— start Data extract —

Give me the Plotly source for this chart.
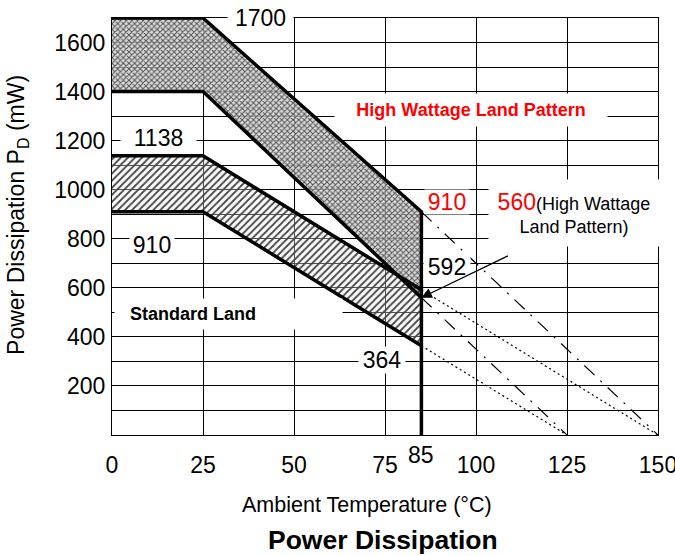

— end Data extract —
— start Data extract —

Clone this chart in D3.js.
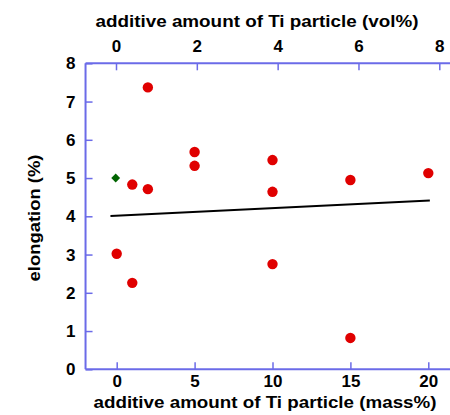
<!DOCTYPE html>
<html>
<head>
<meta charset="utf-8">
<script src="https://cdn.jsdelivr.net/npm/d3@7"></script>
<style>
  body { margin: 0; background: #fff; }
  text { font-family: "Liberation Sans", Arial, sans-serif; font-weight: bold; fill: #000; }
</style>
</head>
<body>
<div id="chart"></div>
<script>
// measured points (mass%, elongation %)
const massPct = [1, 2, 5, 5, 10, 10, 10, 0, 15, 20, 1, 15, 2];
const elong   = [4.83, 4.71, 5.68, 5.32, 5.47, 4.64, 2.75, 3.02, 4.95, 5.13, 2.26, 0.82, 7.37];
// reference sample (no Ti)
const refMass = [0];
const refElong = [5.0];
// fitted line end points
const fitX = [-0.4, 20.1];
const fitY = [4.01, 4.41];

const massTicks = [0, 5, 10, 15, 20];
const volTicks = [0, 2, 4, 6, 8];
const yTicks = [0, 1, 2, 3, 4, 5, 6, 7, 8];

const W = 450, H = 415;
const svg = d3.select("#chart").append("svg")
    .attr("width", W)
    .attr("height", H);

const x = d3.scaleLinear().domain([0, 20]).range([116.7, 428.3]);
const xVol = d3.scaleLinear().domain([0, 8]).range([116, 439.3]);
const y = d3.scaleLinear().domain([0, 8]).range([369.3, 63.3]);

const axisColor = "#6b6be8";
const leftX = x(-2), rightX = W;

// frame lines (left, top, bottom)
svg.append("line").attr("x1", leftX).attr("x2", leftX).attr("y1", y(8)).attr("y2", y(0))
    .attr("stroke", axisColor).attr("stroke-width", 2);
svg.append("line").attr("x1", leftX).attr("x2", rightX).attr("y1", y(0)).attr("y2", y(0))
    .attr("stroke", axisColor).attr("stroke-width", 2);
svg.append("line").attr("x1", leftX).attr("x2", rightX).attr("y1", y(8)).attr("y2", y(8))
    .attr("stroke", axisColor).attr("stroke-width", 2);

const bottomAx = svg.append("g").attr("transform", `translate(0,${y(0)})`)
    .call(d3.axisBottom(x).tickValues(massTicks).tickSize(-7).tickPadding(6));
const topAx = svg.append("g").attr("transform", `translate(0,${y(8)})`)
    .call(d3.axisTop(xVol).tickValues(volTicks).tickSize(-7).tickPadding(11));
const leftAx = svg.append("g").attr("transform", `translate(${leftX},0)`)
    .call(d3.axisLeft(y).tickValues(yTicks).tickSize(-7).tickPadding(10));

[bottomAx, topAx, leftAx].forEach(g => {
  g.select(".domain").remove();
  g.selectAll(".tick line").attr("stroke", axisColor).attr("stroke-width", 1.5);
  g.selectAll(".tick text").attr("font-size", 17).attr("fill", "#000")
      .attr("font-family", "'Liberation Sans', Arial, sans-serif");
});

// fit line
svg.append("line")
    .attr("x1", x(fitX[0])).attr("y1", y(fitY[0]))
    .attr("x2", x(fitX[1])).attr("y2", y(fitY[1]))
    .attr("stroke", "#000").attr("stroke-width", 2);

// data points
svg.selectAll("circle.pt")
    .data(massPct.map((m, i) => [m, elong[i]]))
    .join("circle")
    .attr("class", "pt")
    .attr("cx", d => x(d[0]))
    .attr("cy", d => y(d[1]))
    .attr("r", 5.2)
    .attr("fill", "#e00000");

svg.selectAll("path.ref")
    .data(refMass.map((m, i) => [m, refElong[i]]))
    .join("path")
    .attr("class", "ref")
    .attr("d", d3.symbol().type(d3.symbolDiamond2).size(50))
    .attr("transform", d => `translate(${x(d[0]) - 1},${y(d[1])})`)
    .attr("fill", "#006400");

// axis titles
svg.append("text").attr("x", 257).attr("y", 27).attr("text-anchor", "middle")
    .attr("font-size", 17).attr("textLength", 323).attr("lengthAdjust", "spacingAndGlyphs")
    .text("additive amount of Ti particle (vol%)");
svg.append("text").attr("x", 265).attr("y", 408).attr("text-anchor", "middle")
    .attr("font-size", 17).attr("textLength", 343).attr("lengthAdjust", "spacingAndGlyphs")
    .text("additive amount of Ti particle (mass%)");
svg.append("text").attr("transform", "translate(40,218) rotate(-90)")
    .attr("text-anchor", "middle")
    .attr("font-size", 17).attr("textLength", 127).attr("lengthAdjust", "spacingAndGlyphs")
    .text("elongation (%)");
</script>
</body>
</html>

— end Data extract —
— start Data extract —

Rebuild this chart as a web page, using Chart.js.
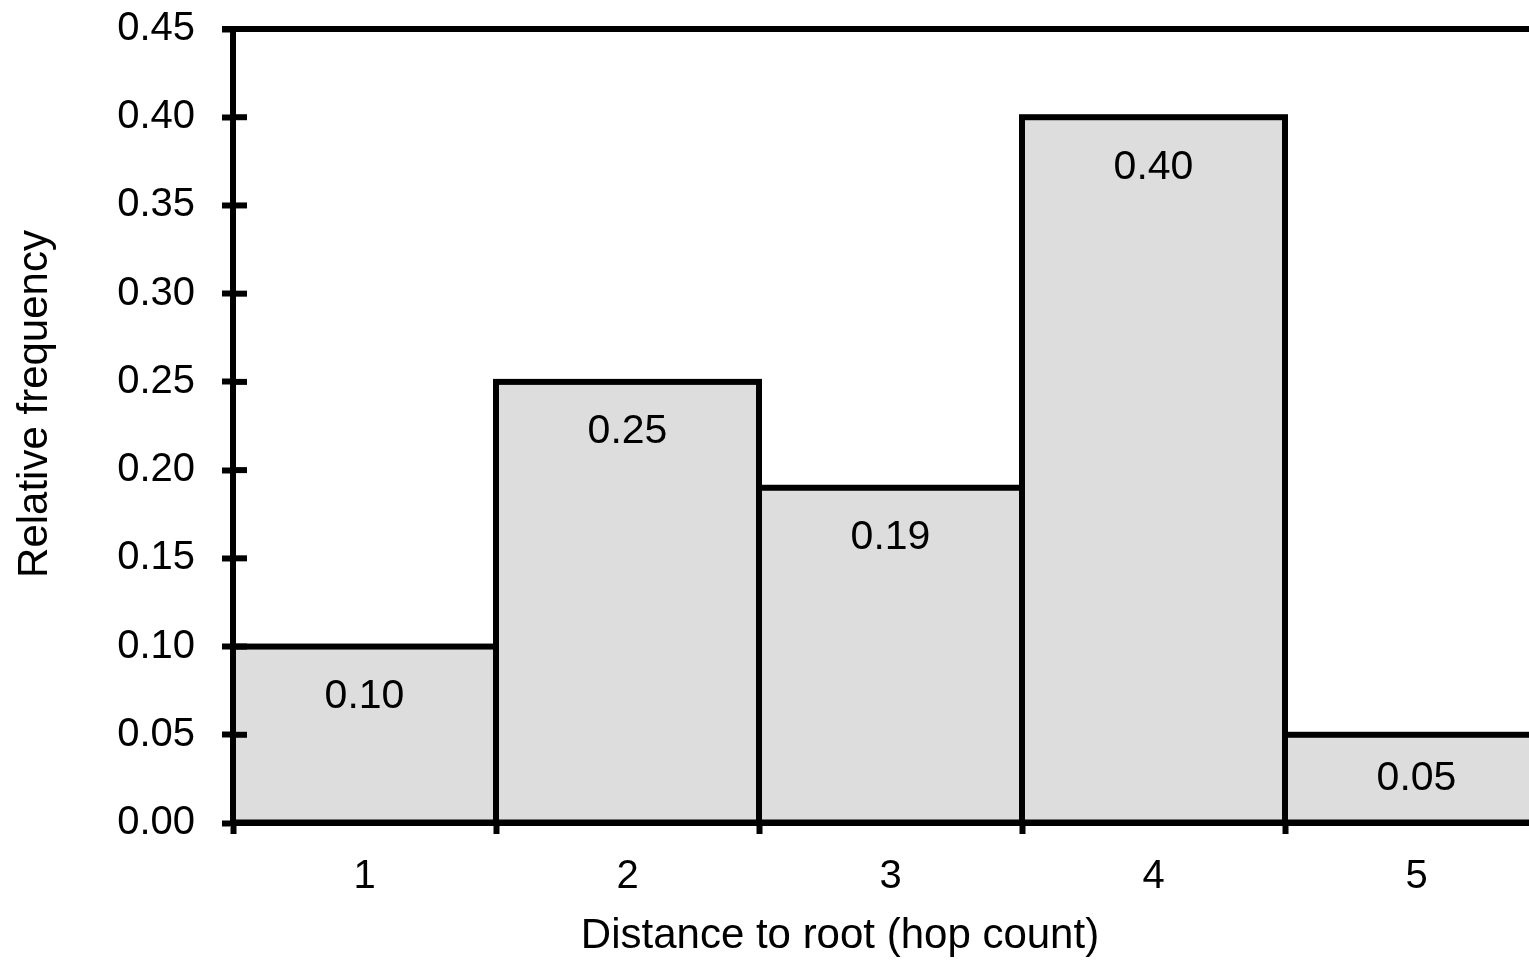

— end Data extract —

What needs to be done: Determine the number of lines where the string "this" occurs, and give that number only.

Task solution: 3